A month or two ago, they again replaced their self checkout hardware. These machines did one better. Instead of having a coin slot, it’s got a bowl. Yes, you can actually dump a pile of change in this thing and it will sift through it all and rack up the credit. I have noticed you can overwhelm it, but if you feed it at not too fast a pace, it will correctly tally up all your coins, including pennies, and you won’t have to feed the machine one coin at a time. First I thought this was an amazing step forward, but it gets better.
The credit card transaction processing speed, is unlike anything you will see anywhere. You put your credit card in, and before you have finished putting your credit card back in your wallet, your receipt is already printing. Quite literally, less than TWO SECONDS, from reading card, to getting a receipt.
I didn’t even know the credit card companies were capable of that on their end. Just amazing.
But we’re not done, there’s one more.
They may have had this for a while, but I don’t go out to the garden section too often, so I wouldn’t have noticed.
The checkout lines tend to grow quickly in the garden area because there’s only 1 or 2 checkout lanes. Maybe this was a design mistake, more likely it was not, as there’s no point in manning 5 lanes outside because most of the time it’s probably dead out there. But on a nice Saturday, it gets busy quickly.
So they solved the long line problem a different way: They changed the process.

I have long bitched about supermarkets that have 15 aisles and 15 queues rather than 1 queue, and I assume the reason they do it that way is because 1 queue would take up a lot of valuable real estate, or possibly they don’t care, I don’t know. But from an efficiency point of view, 15 queues is dumb.
But in home depot’s case, they only have 2 aisles and therefore 2 queues, so at max load, they back up quickly.
So here’s what they did: They got one or two extra people with portable scanners to work their way up the line, and ring up all the stuff in the cart of the next person waiting on line. They give you a little credit card sized barcoded card that ties your order to you. When you arrive at the till, you hand over your card, they scan it, and vwoom, your entire order is instantly on their till. Even better, the guy who gives you the card from the scanner, can tell you your total so you’re prepared for it. Then he goes to the next guy waiting on line.
What this does is split the work of checking out one person across two people who can work in parallel. The till person only accepts money and spends exactly 0 time sifting through the stuff in your cart you want to buy.

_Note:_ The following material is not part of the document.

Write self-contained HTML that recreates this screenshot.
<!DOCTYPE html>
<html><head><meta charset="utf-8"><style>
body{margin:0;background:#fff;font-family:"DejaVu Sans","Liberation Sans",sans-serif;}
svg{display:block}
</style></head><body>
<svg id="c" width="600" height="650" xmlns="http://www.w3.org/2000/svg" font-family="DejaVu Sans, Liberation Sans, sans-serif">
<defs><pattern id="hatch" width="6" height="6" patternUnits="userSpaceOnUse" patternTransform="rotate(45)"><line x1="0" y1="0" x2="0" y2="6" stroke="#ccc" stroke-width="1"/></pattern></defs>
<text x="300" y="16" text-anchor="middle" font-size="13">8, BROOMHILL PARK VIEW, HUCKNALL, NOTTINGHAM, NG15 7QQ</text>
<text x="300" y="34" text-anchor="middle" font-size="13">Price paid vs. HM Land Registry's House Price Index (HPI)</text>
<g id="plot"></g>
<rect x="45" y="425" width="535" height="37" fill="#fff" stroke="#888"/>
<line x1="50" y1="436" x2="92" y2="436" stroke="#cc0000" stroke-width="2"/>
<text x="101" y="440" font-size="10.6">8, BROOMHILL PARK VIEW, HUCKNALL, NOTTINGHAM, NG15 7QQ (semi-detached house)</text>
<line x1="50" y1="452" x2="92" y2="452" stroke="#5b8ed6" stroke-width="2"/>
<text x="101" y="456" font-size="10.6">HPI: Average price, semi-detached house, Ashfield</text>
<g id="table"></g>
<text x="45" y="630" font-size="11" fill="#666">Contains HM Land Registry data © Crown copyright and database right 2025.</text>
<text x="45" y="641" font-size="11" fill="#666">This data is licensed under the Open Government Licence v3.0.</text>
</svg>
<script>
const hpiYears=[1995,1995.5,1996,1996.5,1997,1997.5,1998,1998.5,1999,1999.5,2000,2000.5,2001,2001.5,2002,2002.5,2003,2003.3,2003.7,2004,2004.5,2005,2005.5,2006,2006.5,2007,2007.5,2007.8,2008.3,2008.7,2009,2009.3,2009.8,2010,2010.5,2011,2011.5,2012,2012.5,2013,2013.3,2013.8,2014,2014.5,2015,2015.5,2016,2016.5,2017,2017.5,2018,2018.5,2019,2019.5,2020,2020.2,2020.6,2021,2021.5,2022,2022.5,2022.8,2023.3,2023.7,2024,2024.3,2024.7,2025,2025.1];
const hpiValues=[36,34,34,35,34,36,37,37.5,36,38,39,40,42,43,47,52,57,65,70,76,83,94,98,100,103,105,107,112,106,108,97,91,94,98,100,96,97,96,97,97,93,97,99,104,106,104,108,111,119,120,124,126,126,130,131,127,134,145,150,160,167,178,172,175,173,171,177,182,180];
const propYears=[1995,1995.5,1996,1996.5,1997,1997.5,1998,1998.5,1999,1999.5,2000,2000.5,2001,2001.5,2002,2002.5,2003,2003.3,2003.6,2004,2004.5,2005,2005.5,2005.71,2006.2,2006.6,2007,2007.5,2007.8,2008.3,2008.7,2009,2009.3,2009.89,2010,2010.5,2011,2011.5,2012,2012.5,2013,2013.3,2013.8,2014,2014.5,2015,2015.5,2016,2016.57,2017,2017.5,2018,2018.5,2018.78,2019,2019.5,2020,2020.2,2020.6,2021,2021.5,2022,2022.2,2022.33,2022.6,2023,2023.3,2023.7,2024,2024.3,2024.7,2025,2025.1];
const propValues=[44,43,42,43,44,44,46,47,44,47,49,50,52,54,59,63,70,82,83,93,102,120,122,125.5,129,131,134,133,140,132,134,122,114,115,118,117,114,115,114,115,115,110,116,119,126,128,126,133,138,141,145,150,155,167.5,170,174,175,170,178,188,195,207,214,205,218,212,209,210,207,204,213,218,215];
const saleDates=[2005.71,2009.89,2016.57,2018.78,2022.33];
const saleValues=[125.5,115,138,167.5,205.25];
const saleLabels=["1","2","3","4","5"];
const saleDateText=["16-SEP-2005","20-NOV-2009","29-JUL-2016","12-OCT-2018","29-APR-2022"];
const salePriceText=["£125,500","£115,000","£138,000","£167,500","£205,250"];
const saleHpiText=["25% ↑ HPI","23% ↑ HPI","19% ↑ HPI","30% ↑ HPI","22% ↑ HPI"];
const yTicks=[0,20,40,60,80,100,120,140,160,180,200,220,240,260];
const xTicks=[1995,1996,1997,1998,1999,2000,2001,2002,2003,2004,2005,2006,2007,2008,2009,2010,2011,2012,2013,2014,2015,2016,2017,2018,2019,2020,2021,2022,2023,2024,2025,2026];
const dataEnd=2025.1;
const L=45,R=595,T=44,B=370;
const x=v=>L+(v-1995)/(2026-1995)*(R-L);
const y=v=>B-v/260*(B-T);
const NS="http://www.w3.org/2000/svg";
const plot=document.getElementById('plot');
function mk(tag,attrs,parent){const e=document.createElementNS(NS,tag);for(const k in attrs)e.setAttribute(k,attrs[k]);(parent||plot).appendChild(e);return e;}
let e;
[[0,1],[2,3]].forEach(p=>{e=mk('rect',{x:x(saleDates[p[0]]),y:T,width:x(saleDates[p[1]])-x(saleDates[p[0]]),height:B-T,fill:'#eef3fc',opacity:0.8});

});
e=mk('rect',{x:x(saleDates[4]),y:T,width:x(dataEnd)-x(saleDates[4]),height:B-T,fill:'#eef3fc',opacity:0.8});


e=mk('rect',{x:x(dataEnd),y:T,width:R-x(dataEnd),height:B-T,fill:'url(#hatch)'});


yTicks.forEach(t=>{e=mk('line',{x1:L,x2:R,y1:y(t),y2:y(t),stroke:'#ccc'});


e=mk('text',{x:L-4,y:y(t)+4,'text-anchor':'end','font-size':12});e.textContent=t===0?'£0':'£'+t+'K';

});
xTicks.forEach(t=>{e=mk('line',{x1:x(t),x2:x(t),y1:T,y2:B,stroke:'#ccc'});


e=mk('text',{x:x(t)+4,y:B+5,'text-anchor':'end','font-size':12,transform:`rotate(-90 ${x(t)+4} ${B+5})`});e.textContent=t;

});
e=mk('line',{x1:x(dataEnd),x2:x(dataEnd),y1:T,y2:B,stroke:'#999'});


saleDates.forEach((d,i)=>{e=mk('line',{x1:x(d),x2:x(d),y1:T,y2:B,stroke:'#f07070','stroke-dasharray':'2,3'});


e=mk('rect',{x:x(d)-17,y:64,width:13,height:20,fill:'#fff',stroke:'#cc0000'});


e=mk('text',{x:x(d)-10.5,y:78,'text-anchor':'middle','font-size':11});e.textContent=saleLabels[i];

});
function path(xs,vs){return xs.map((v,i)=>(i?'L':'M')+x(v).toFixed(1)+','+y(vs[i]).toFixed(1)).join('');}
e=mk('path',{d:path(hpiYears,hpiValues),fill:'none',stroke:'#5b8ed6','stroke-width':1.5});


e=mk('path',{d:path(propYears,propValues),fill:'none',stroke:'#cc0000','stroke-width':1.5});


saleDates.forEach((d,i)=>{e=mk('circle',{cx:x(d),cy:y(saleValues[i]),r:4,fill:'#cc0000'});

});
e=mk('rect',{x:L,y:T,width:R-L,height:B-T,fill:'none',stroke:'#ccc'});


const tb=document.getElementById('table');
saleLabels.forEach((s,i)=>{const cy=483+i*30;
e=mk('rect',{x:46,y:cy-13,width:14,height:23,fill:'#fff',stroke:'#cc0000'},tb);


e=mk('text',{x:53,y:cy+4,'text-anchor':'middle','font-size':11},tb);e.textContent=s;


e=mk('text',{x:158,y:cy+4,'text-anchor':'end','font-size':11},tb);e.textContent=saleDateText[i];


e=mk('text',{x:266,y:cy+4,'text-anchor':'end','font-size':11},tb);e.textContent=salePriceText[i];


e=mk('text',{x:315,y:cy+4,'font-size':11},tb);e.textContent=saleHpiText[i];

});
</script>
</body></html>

What’s amazing about all this, is that it’s home depot.
Somebody over there deserves a lot of credit for trying to fix the customer service problem, and as a result has achieved real world process applications that blow away anything I’ve ever seen before.
Hopefully they will set the bar for everybody else.

There are even a few more things. I talked to a guy at home depot who told me they were instructed to break the rules to get what the customer wants.
In my case I needed a length of wire, and he’s not supposed to rip open a new otherwise-sellable roll to cut a length for somebody, but that’s what the customer wanted, and they had run out of their wire on the available roll, so he dug it out opened it up and cut me the length I asked for.

Somebody over there is really trying hard, and I hope they get sufficiently rewarded, because it’s rare that I’m impressed by anything, and I am damn impressed by home depot. They are really making progress in the way the word progress was originally intended.

One Response to “Something good.”

  1. I like that they accept PayPal. What’s weird is that I don’t actually need a card. All I do is key in my mobile phone number and PIN, and it completes the transaction. I’m not so cool with that. Multi factor authentication is supposed to select two (or three) out of the three categories:

    * Something you have (like a card or a key)
    * Something you know (like a password or PIN)
    * Something you are (biometric authentication)

    But a mobile number and a PIN both fall into the “something you know” category. When I enabled my PayPal account for retail and gave it my mobile number, I assumed that when I performed a retail transaction it would ask for a PIN and then confirm the transaction using my phone, not just ask for my phone number.

    So, which HD’s have the coin bowls?